The one case against us admits the door is open
The entire legal argument against Texas independence rests on a single 1869 opinion, Texas v. White. We treat that case in full elsewhere, but two points settle it here. First, its sweeping language about an "indestructible Union" was not the holding of the case, which was about who owned a batch of bonds; it was dictum, and the actual bond rule it delivered was overruled sixteen years later in Morgan v. United States (1885). Second, and decisively, the opinion itself concedes a lawful exit. Chief Justice Chase wrote that the union could be dissolved "through consent of the States." The case waved against us contains the answer inside it.
Texas already meets the international definition of a nation
Step out to international law and Texas more than qualifies. The Montevideo Convention of 1933, the foundational treaty defining statehood and now treated as customary international law, sets four criteria for a nation: a permanent population, a defined territory, a functioning government, and the capacity to enter into relations with other states. Texas meets all four, and not marginally. More than 31 million people. A defined territory of 268,597 square miles. A fully operating government. An economy that already trades with the world and runs its own foreign trade missions. Under the standard the world uses, Texas is already a state in every meaningful sense except the formal assertion of sovereignty.
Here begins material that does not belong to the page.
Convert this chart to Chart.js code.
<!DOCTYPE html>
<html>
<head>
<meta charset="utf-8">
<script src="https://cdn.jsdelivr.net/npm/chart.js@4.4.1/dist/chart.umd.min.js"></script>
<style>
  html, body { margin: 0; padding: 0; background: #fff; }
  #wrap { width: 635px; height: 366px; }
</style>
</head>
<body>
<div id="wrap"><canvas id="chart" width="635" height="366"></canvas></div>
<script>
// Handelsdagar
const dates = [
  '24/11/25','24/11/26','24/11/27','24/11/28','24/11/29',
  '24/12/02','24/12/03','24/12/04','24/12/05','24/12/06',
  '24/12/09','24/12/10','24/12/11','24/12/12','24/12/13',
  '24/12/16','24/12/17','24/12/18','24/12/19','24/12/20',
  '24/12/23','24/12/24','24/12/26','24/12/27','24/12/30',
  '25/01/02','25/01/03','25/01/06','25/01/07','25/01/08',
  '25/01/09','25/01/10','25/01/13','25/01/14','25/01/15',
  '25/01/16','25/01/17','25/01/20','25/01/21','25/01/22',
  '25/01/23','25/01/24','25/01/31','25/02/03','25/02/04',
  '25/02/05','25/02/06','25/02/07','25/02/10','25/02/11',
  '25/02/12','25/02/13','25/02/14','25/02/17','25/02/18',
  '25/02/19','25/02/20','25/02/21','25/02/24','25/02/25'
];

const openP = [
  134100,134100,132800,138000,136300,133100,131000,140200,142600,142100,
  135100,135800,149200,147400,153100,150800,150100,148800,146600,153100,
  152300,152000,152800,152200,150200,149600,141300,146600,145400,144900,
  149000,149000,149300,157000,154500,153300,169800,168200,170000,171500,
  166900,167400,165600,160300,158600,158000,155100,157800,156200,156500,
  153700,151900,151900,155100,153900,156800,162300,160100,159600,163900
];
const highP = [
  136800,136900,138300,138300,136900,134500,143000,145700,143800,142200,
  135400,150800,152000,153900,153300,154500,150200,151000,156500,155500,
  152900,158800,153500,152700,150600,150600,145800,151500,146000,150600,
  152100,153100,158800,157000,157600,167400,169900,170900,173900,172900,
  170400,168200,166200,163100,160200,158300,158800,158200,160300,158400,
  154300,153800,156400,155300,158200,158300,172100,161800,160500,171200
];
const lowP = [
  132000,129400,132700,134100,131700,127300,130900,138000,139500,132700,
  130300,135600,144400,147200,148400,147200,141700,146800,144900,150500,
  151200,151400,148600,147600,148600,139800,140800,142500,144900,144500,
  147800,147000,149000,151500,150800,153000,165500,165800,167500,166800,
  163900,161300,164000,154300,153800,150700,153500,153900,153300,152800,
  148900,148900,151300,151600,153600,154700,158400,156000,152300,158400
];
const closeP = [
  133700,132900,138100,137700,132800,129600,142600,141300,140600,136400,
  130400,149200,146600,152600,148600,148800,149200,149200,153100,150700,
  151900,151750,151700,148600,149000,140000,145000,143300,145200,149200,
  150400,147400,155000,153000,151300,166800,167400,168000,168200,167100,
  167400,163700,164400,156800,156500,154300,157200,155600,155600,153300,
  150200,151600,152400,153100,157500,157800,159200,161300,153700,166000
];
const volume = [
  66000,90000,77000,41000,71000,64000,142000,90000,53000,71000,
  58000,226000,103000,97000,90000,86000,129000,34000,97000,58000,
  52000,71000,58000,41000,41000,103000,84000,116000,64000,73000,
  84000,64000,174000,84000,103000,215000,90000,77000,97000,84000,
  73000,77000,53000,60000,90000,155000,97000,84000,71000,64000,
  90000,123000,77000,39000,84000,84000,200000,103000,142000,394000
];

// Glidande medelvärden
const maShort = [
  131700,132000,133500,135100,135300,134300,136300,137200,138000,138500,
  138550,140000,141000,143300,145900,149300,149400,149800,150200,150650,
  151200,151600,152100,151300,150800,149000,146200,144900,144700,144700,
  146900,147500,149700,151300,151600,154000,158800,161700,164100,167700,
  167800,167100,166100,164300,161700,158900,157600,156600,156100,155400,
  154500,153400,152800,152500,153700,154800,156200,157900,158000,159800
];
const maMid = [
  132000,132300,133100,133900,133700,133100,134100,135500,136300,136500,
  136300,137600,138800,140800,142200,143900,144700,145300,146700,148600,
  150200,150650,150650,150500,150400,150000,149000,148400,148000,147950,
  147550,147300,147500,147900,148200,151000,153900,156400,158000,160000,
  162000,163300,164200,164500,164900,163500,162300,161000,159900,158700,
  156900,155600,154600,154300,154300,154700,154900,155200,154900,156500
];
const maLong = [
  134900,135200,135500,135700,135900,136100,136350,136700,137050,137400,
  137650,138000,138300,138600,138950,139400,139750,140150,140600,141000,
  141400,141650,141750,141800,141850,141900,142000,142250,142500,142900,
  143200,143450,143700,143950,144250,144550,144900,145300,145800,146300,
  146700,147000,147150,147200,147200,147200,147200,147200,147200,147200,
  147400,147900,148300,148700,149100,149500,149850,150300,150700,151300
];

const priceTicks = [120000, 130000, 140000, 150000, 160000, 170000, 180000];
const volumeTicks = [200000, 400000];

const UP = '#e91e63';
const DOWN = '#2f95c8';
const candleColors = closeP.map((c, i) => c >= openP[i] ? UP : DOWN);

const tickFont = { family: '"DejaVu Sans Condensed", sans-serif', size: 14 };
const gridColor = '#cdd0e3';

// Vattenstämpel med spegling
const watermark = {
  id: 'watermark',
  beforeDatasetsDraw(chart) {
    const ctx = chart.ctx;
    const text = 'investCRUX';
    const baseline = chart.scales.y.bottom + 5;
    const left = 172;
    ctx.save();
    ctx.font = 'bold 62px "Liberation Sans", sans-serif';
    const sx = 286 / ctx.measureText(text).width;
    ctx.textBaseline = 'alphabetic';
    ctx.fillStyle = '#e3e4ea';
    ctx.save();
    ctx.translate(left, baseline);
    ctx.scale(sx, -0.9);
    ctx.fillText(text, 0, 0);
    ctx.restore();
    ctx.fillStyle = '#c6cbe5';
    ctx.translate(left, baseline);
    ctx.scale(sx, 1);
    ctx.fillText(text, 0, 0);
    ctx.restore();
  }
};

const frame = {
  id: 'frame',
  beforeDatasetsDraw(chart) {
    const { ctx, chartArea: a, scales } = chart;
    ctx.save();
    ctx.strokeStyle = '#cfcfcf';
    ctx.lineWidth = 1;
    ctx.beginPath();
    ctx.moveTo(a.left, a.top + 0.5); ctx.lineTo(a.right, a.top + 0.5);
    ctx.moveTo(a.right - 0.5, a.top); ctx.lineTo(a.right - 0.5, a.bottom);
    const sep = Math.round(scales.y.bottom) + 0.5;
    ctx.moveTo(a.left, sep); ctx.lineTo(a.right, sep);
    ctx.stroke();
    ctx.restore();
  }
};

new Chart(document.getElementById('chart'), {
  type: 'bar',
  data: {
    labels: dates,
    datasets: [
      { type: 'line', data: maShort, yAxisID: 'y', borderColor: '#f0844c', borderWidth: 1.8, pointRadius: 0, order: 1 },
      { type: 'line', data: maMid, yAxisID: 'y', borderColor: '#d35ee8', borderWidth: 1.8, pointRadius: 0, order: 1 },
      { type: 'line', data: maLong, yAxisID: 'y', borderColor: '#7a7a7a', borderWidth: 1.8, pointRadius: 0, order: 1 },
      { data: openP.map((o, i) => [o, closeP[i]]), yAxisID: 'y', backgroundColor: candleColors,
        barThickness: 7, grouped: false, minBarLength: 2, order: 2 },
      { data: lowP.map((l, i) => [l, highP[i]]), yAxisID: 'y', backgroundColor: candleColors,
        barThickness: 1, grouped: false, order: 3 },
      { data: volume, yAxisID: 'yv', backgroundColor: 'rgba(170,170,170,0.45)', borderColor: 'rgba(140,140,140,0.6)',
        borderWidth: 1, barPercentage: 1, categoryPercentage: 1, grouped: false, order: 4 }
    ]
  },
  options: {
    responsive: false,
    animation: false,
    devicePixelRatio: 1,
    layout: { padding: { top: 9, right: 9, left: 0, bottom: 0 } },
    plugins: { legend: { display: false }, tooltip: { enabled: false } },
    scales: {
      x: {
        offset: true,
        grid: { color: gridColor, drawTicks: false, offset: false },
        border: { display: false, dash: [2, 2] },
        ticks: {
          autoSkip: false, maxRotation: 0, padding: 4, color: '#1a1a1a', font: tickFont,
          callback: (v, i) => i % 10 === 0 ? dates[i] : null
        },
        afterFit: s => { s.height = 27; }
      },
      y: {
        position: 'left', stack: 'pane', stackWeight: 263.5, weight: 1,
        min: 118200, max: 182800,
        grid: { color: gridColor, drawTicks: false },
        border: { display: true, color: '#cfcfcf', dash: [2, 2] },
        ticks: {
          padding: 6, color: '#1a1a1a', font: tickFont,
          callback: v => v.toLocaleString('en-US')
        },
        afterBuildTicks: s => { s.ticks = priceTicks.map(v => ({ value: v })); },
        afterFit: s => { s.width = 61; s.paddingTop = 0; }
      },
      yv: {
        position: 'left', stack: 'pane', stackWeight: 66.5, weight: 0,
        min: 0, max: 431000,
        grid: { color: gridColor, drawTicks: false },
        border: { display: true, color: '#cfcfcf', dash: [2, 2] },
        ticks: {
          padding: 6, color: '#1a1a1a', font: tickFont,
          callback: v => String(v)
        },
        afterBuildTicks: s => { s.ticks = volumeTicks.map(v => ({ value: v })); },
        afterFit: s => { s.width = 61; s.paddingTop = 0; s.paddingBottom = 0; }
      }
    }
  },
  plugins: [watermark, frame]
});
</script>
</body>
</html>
International law contains no prohibition on declaring independence
The modern law reinforces the point. In 2010 the International Court of Justice held that "general international law contains no applicable prohibition of declarations of independence," and that territorial integrity is a rule between countries, not a cage for peoples. The United States argued for that result and recognized Kosovo the next day. Canada's Supreme Court held that a clear democratic vote creates a binding duty to negotiate. The direction of international law is consent of the governed, and Washington helped build that framework.
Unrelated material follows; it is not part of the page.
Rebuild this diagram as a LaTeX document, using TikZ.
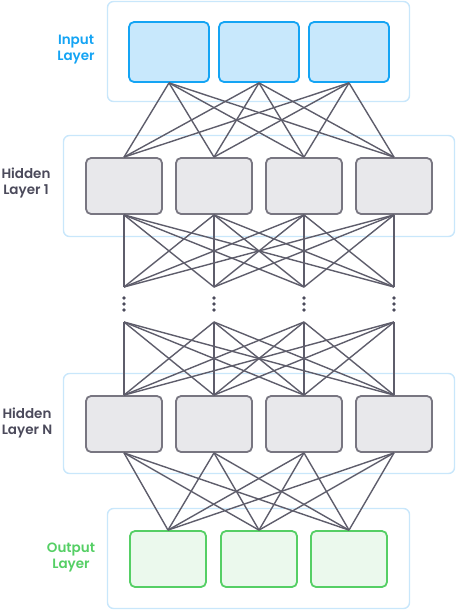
\documentclass[tikz,border=0pt]{standalone}
\usepackage{fontspec}
\setsansfont{Poppins}[BoldFont = * SemiBold]
\usetikzlibrary{positioning}

\definecolor{frameblue}{HTML}{C9E7FB}
\definecolor{inblue}{HTML}{14A4F4}
\definecolor{infill}{HTML}{C8E8FC}
\definecolor{hidgray}{HTML}{787681}
\definecolor{hidfill}{HTML}{E8E8EB}
\definecolor{outgreen}{HTML}{55CF65}
\definecolor{outfill}{HTML}{EBF9ED}
\definecolor{linkgray}{HTML}{5E5D6B}
\definecolor{labelgray}{HTML}{4B4A5B}

\begin{document}
\begin{tikzpicture}[x=1pt, y=-1pt]
    \tikzset{
        layer frame/.style={draw=frameblue, line width=1.4pt, rounded corners=6pt},
        unit/.style={rectangle, rounded corners=5pt, line width=1.8pt, inner sep=0pt,
                minimum width=76pt, minimum height=56pt},
        input unit/.style={unit, draw=inblue, fill=infill, minimum width=80pt, minimum height=60pt},
        hidden unit/.style={unit, draw=hidgray, fill=hidfill},
        output unit/.style={unit, draw=outgreen, fill=outfill},
        link/.style={draw=linkgray, line width=1.4pt},
        layer label/.style={font=\sffamily\bfseries\fontsize{13.5}{16}\selectfont, align=center}
    }
    \useasboundingbox (0,0) rectangle (456,611);

    % layer frames
    \draw[layer frame] (107.5,1.5) rectangle (409.5,101.5);
    \draw[layer frame] (63.5,135.5) rectangle (454.5,236.5);
    \draw[layer frame] (63.5,373.5) rectangle (454.5,473.5);
    \draw[layer frame] (107.5,508.5) rectangle (409.5,608.5);

    % layer labels
    \node[layer label, text=inblue] (lin) at (76,50) {Input\\Layer};
    \node[layer label, text=labelgray] (lh1) at (26,183) {Hidden\\Layer 1};
    \node[layer label, text=labelgray] (lhn) at (27,423) {Hidden\\Layer N};
    \node[layer label, text=outgreen] (lout) at (71,557) {Output\\Layer};

    % units
    \foreach \i/\x in {1/169, 2/259, 3/349}
        \node[input unit] (in\i) at (\x,52) {};
    \foreach \i/\x in {1/124, 2/214, 3/304, 4/394} {
        \node[hidden unit] (ha\i) at (\x,186) {};
        \node[hidden unit] (hn\i) at (\x,424) {};
        \coordinate (ta\i) at (\x,287);
        \coordinate (tb\i) at (\x,322);
        \foreach \y in {298, 304, 310}
            \fill[labelgray] (\x,\y) circle (1.8pt);
    }
    \foreach \i/\x in {1/168, 2/259, 3/349}
        \node[output unit] (out\i) at (\x,559) {};

    % connections
    \foreach \i in {1,2,3}
        \foreach \j in {1,2,3,4} {
            \draw[link] (in\i.south) -- (ha\j.north);
            \draw[link] (hn\j.south) -- (out\i.north);
        }
    \foreach \i in {1,2,3,4}
        \foreach \j in {1,2,3,4} {
            \draw[link] (ha\i.south) -- (ta\j);
            \draw[link] (tb\i) -- (hn\j.north);
        }
\end{tikzpicture}
\end{document}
Texas's own constitution affirms the right, in plain words
Finally, the text that was written by Texans, ratified by Texans, and governs Texans. Article 1, Section 2 of the Texas Constitution reads: "All political power is inherent in the people. All free governments are founded on their authority and instituted for their benefit. The faith of the people of Texas stands pledged to the preservation of a republican form of government, and, subject to this limitation only, they have at all times the inalienable right to alter, reform or abolish their government in such manner as they may think expedient." At all times. Inalienable right. Alter, reform, or abolish. And Article 1, Section 1 still describes Texas as "a free and independent State." This has been the governing text of the Texas Bill of Rights for 150 years, and it contains no asterisk deferring to Washington.
The only real question is political, and it has a political answer
Put it together. The federal Constitution does not forbid it. The Tenth Amendment reserves the decision to Texas. The one case cited against it concedes a consent exit and rests on overruled dictum. International law contains no prohibition and points toward a duty to negotiate after a clear vote. Texas already satisfies the criteria for nationhood. And the Texas Constitution affirms the people's inalienable right to decide. What remains is not a legal barrier. It is the political work of passing the Texas Independence Referendum Act and winning the vote. Self-determination is a political question, and political questions have political answers.
The bottom line
Yes, it is legal for Texas to leave the union. The Constitution does not prohibit it, the precedent cited against it admits a lawful exit, Texas already meets the world's definition of a nation, and Texas's own constitution affirms the people's right to decide their future. The door is not locked. It never was. The work now is political: get the vote, and win it.